Spherical NiCo-MOFs catalytic hydrogenolysis of lignin dimers and enzymatic lignin to value-added liquid fuels under nitrogen atmosphere

• Published in: Fuel (Guildford) Vol. 315; p. 123156
• Main Authors: Zhou, Minghao, Tang, Chengjun, Li, Jing, Xia, Haihong, Liu, Peng, Xu, Junming, Chen, Changzhou, Jiang, Jianchun
• Format: Journal Article
• Language: English
• Published: Kidlington Elsevier Ltd 01.05.2022; Elsevier BV
• Subjects: Atmosphere; Biomass; Catalysts; Cyclohexanol; Dimers; Functional groups; Hydrogenolysis; Intermetallic compounds; Lignin; Liquid fuels; MOF; Nitrogen; β-O-4 bond; Lignin; Liquid fuels; β-O-4 bond; Hydrogenolysis; MOF
• ISSN: 0016-2361; 1873-7153
• DOI: 10.1016/j.fuel.2022.123156

•Lignin dimers was converted into cycloalkanes over MOF-derived spherical NiCo/C.•Enzymatic lignin can be converted to small molecules with low oxygen content.•Highest lignin oil yield (75.6 wt%) and lower O/C ratio (0.17) were obtained.•H2 can be generated from isopropanol over spherical NiCo/C catalysts.
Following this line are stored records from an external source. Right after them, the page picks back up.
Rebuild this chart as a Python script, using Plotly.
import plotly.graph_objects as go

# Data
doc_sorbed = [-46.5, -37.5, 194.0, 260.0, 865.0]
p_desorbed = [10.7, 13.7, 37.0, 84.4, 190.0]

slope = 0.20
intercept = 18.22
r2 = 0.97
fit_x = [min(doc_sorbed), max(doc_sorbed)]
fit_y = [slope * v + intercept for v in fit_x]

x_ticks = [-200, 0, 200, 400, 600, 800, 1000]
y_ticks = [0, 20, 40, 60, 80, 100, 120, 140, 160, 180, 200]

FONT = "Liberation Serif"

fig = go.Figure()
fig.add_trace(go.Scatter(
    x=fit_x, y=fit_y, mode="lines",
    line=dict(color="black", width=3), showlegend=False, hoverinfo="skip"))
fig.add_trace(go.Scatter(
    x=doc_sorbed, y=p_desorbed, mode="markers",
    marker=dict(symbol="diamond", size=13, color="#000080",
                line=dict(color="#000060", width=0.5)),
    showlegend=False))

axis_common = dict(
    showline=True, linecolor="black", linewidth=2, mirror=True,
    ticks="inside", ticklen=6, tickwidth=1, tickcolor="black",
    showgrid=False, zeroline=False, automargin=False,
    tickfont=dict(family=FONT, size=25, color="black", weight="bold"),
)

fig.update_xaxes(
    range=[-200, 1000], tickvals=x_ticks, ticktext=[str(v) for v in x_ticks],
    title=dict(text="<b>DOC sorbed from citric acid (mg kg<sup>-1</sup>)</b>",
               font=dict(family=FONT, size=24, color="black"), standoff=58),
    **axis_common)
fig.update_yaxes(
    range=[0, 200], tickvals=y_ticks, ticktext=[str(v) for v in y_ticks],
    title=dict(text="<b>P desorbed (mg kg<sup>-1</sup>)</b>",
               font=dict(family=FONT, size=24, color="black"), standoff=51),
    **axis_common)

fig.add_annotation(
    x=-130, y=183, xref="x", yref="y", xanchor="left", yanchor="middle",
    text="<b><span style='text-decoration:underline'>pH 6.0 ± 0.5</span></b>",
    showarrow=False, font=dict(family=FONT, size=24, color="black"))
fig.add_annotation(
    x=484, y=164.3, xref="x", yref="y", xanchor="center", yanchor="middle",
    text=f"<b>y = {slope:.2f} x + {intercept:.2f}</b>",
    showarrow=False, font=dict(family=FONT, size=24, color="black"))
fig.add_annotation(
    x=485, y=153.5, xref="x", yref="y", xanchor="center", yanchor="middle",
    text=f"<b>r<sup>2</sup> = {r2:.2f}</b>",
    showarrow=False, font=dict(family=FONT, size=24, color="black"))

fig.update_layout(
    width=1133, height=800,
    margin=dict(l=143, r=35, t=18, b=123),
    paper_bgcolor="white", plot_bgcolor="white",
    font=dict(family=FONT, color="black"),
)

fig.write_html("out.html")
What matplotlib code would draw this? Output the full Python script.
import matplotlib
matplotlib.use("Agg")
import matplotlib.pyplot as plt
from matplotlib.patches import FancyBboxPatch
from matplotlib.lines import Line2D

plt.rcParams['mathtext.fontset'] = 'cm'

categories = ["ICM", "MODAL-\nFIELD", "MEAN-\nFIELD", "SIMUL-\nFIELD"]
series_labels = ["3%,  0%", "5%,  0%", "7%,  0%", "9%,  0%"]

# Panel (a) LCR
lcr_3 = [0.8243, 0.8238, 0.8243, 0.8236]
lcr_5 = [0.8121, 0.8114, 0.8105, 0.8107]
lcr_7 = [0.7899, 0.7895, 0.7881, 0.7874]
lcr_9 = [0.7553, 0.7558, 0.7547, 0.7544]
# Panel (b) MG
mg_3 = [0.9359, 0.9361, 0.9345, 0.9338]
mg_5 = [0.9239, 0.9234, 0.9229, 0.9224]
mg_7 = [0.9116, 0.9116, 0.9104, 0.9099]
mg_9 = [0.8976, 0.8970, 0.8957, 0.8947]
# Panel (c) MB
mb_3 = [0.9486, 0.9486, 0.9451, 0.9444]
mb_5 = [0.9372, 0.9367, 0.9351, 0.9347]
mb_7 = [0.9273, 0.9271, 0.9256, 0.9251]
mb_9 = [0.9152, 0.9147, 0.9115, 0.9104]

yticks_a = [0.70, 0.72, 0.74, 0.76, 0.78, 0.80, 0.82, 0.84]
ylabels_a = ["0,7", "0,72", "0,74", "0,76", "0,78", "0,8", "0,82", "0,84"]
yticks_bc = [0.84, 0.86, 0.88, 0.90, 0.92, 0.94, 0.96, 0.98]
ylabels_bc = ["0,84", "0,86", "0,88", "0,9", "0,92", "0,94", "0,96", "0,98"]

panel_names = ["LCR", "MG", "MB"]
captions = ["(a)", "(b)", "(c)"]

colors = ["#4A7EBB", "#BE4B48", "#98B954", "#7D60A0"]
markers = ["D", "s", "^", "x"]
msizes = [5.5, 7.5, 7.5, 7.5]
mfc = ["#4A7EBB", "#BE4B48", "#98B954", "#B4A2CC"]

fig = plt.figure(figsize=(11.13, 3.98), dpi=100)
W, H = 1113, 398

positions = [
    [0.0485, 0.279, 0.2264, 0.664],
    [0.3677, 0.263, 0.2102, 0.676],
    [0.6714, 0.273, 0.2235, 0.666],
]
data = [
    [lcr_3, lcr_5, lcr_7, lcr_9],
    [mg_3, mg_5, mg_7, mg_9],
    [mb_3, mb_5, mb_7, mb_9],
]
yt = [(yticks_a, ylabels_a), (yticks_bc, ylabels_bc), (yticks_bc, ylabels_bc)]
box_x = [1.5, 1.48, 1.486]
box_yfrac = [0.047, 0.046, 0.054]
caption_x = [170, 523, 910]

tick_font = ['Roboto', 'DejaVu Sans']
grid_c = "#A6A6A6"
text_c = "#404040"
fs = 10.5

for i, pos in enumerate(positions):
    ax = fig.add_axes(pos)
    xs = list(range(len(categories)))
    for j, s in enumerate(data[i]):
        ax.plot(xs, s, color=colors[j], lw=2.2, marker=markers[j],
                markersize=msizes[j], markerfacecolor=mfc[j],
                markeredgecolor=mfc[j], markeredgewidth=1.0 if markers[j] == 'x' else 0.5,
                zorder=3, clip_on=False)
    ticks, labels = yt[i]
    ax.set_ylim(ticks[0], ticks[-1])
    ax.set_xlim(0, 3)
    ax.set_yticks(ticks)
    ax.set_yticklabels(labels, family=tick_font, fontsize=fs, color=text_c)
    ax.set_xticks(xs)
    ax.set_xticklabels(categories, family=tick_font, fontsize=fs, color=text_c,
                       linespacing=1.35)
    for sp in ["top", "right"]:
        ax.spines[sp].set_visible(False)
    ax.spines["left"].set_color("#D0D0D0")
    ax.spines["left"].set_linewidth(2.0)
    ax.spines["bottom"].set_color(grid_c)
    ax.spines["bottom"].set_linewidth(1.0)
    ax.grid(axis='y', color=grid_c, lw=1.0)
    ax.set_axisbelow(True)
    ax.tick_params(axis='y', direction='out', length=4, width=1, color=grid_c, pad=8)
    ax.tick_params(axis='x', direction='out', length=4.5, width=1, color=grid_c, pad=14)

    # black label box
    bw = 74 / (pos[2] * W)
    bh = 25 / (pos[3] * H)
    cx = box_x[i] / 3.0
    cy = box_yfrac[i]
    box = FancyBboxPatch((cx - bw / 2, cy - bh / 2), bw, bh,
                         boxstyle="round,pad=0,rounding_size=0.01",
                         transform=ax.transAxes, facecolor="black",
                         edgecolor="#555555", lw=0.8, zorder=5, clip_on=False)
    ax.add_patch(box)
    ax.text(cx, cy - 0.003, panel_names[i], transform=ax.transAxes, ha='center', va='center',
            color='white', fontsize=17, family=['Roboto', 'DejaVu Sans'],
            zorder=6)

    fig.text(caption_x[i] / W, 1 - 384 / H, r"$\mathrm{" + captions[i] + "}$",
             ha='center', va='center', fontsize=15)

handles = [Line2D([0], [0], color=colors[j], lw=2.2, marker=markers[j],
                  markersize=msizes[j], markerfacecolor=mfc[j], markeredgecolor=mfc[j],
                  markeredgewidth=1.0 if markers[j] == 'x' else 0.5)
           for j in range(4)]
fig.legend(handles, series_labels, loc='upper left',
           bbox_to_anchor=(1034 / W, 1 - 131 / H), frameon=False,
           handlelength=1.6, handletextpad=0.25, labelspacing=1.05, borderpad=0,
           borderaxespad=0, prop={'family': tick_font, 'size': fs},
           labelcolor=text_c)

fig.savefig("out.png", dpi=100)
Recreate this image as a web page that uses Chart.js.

Ni-based MOFs catalysts are promising candidates that can be used to achieve biomass valorization following the process of selective hydrogenolysis process. Here we report a spherical NiCo-based MOFs catalyst, which provides a larger BET surface to enhance 2-phenoxy-1-phenylethan-1-ol molecules enrichment and promote the hydrogenolysis on spherical NiCo-based MOFs catalyst surface. In addition, the synergistic interaction between Ni and Co species also shows great effect on catalytic hydrogenolysis of 2-phenoxy-1-phenylethan-1-ol molecules and enzymatic lignin. The yields of ethylcyclohexane and cyclohexanol are dramatically improved to more than 90 mol% over Ni3Co1-based MOFs catalyst under nitrogen atmosphere. Various lignin dimers derivatives are investigated over Ni3Co1-based MOFs catalyst, which indicates oxygen-containing functional groups played a critical role in the hydrogenolysis process. Isopropanol is used as solvent in the hydrogenolysis of 2-phenoxy-1-phenylethan-1-ol molecules and enzymatic lignin. 21% of H2 is observed in the GC/MS, suggesting that it is a catalytic transfer hydrogenolysis process. Catalytic hydrogenolysis of enzymatic lignin is also carried out under 280 ℃ over optimal Ni3Co1-based MOFs catalyst for 6 h, giving highest lignin oil yield (75.6 wt%) and lower O/C ratio (0.17). This work can be extended to different biomass valorizations to promote the catalytic behavior of spherical MOFs catalysts.